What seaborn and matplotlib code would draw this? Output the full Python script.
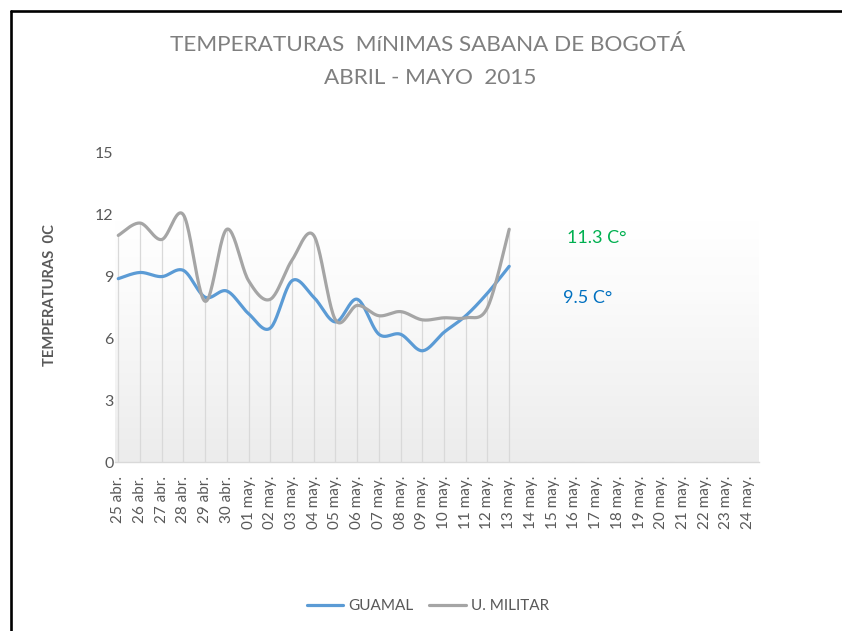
import numpy as np
import pandas as pd
import matplotlib
matplotlib.use("Agg")
import matplotlib.pyplot as plt
import seaborn as sns
from matplotlib.lines import Line2D

# ---------------- data ----------------
categories = ["25 abr.", "26 abr.", "27 abr.", "28 abr.", "29 abr.", "30 abr.",
              "01 may.", "02 may.", "03 may.", "04 may.", "05 may.", "06 may.",
              "07 may.", "08 may.", "09 may.", "10 may.", "11 may.", "12 may.",
              "13 may.", "14 may.", "15 may.", "16 may.", "17 may.", "18 may.",
              "19 may.", "20 may.", "21 may.", "22 may.", "23 may.", "24 may."]
guamal = [8.9, 9.2, 9.0, 9.3, 8.0, 8.3, 7.2, 6.5, 8.8, 8.0, 6.8, 7.9,
          6.2, 6.2, 5.4, 6.3, 7.1, 8.2, 9.5]
militar = [11.0, 11.6, 10.8, 12.0, 7.8, 11.3, 8.8, 7.9, 9.8, 11.0, 6.9, 7.6,
           7.1, 7.3, 6.9, 7.0, 7.0, 7.5, 11.3]
series_names = ["GUAMAL", "U. MILITAR"]
y_ticks = [0, 3, 6, 9, 12, 15]

BLUE = "#5b9bd5"
GRAY = "#a5a5a5"
TXT = "#595959"

sns.set_theme(style="white")
plt.rcParams["font.family"] = ["Lato", "DejaVu Sans"]


def smooth(xs, ys, n=24):
    """Bezier smoothing like a spreadsheet 'smoothed line' (Catmull-Rom)."""
    xs = np.asarray(xs, float)
    ys = np.asarray(ys, float)
    px = np.concatenate([[xs[0]], xs, [xs[-1]]])
    py = np.concatenate([[ys[0]], ys, [ys[-1]]])
    outx, outy = [], []
    t = np.linspace(0, 1, n, endpoint=False)
    for i in range(1, len(px) - 2):
        p0 = np.array([px[i], py[i]])
        p3 = np.array([px[i + 1], py[i + 1]])
        c1 = p0 + (np.array([px[i + 1], py[i + 1]]) - np.array([px[i - 1], py[i - 1]])) / 6
        c2 = p3 - (np.array([px[i + 2], py[i + 2]]) - np.array([px[i], py[i]])) / 6
        b = ((1 - t) ** 3)[:, None] * p0 + (3 * (1 - t) ** 2 * t)[:, None] * c1 \
            + (3 * (1 - t) * t ** 2)[:, None] * c2 + (t ** 3)[:, None] * p3
        outx.extend(b[:, 0]); outy.extend(b[:, 1])
    outx.append(xs[-1]); outy.append(ys[-1])
    return np.array(outx), np.array(outy)


W, H = 842, 631
fig = plt.figure(figsize=(W / 100, H / 100), dpi=100)
fig.patch.set_facecolor("white")
ax = fig.add_axes([115 / W, 1 - 462 / H, (759 - 115) / W, (462 - 153) / H])

xmin, xmax = -0.15, len(categories) - 0.5
ax.set_xlim(xmin, xmax)
ax.set_ylim(0, 15)

# gradient plot-area fill
grad = np.linspace(0, 1, 256)[:, None]
cmap = matplotlib.colors.LinearSegmentedColormap.from_list(
    "g", [(0, "#ececec"), (0.25, "#f3f3f3"), (0.55, "#fbfbfb"), (0.78, "#ffffff"), (1, "#ffffff")])
ax.imshow(grad, aspect="auto", cmap=cmap, origin="lower",
          extent=[xmin, xmax, 0, 15], zorder=0)

idx = np.arange(len(guamal))
# drop lines
tops = np.maximum(guamal, militar)
ax.vlines(idx, 0, tops, colors="#d9d9d9", linewidth=0.9, zorder=1)

rows = []
for name, vals in zip(series_names, [guamal, militar]):
    sx, sy = smooth(idx, vals)
    rows.append(pd.DataFrame({"x": sx, "y": sy, "serie": name}))
df = pd.concat(rows, ignore_index=True)
sns.lineplot(data=df, x="x", y="y", hue="serie", palette=[BLUE, GRAY],
             estimator=None, sort=False, linewidth=2.3, ax=ax, legend=False,
             zorder=3)

for s in ["top", "right", "left"]:
    ax.spines[s].set_visible(False)
ax.spines["bottom"].set_color("#d9d9d9")
ax.spines["bottom"].set_linewidth(1.0)
ax.grid(False)

ax.set_yticks(y_ticks)
ax.set_yticklabels([str(v) for v in y_ticks])
ax.set_xticks(np.arange(len(categories)))
ax.set_xticklabels(categories, rotation=90)
ax.tick_params(axis="y", length=0, pad=1, labelsize=11.5, labelcolor=TXT)
ax.tick_params(axis="x", length=0, pad=10, labelsize=11, labelcolor=TXT)
ax.set_xlabel("")
ax.set_ylabel("")

# annotations for final values
ax.text(20.66, 10.87, f"{militar[-1]} C°", color="#00b050", fontsize=13,
        ha="left", va="center", zorder=4)
ax.text(20.47, 7.96, f"{guamal[-1]} C°", color="#0070c0", fontsize=13,
        ha="left", va="center", zorder=4)

# titles
fig.text(428 / W, 1 - 45 / H, "TEMPERATURAS  MíNIMAS SABANA DE BOGOTÁ",
         ha="center", va="center", fontsize=16.2, color="#7f7f7f")
fig.text(430 / W, 1 - 78 / H, "ABRIL - MAYO  2015",
         ha="center", va="center", fontsize=16.2, color="#7f7f7f")
fig.text(50 / W, 1 - 295 / H, "TEMPERATURAS  0C", rotation=90,
         ha="center", va="center", fontsize=10.6, fontweight="bold", color=TXT)

# legend
handles = [Line2D([], [], color=BLUE, linewidth=2.3),
           Line2D([], [], color=GRAY, linewidth=2.3)]
leg = fig.legend(handles, series_names, loc="center",
                 bbox_to_anchor=(428 / W, 1 - 606 / H), ncol=2, frameon=False,
                 fontsize=11, handlelength=2.4, handletextpad=0.35,
                 columnspacing=1.0)
for t in leg.get_texts():
    t.set_color(TXT)

# outer frame (left and top edges)
fig.add_artist(Line2D([11 / W, 11 / W], [0, 1 - 11 / H], color="black",
                      linewidth=1.9, transform=fig.transFigure))
fig.add_artist(Line2D([11 / W, 1], [1 - 11 / H, 1 - 11 / H], color="black",
                      linewidth=1.9, transform=fig.transFigure))

fig.savefig("out.png", dpi=100, facecolor="white")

+ + + + +

# What to work on
Repeat the lines of the listing above verbatim, beginning at its first line and ending at the line containing "return np.array(outx), np.array(outy)", which is included. Omit pictures.

# Reply to the task
What seaborn and matplotlib code would draw this? Output the full Python script.
import numpy as np
import pandas as pd
import matplotlib
matplotlib.use("Agg")
import matplotlib.pyplot as plt
import seaborn as sns
from matplotlib.lines import Line2D

# ---------------- data ----------------
categories = ["25 abr.", "26 abr.", "27 abr.", "28 abr.", "29 abr.", "30 abr.",
              "01 may.", "02 may.", "03 may.", "04 may.", "05 may.", "06 may.",
              "07 may.", "08 may.", "09 may.", "10 may.", "11 may.", "12 may.",
              "13 may.", "14 may.", "15 may.", "16 may.", "17 may.", "18 may.",
              "19 may.", "20 may.", "21 may.", "22 may.", "23 may.", "24 may."]
guamal = [8.9, 9.2, 9.0, 9.3, 8.0, 8.3, 7.2, 6.5, 8.8, 8.0, 6.8, 7.9,
          6.2, 6.2, 5.4, 6.3, 7.1, 8.2, 9.5]
militar = [11.0, 11.6, 10.8, 12.0, 7.8, 11.3, 8.8, 7.9, 9.8, 11.0, 6.9, 7.6,
           7.1, 7.3, 6.9, 7.0, 7.0, 7.5, 11.3]
series_names = ["GUAMAL", "U. MILITAR"]
y_ticks = [0, 3, 6, 9, 12, 15]

BLUE = "#5b9bd5"
GRAY = "#a5a5a5"
TXT = "#595959"

sns.set_theme(style="white")
plt.rcParams["font.family"] = ["Lato", "DejaVu Sans"]


def smooth(xs, ys, n=24):
    """Bezier smoothing like a spreadsheet 'smoothed line' (Catmull-Rom)."""
    xs = np.asarray(xs, float)
    ys = np.asarray(ys, float)
    px = np.concatenate([[xs[0]], xs, [xs[-1]]])
    py = np.concatenate([[ys[0]], ys, [ys[-1]]])
    outx, outy = [], []
    t = np.linspace(0, 1, n, endpoint=False)
    for i in range(1, len(px) - 2):
        p0 = np.array([px[i], py[i]])
        p3 = np.array([px[i + 1], py[i + 1]])
        c1 = p0 + (np.array([px[i + 1], py[i + 1]]) - np.array([px[i - 1], py[i - 1]])) / 6
        c2 = p3 - (np.array([px[i + 2], py[i + 2]]) - np.array([px[i], py[i]])) / 6
        b = ((1 - t) ** 3)[:, None] * p0 + (3 * (1 - t) ** 2 * t)[:, None] * c1 \
            + (3 * (1 - t) * t ** 2)[:, None] * c2 + (t ** 3)[:, None] * p3
        outx.extend(b[:, 0]); outy.extend(b[:, 1])
    outx.append(xs[-1]); outy.append(ys[-1])
    return np.array(outx), np.array(outy)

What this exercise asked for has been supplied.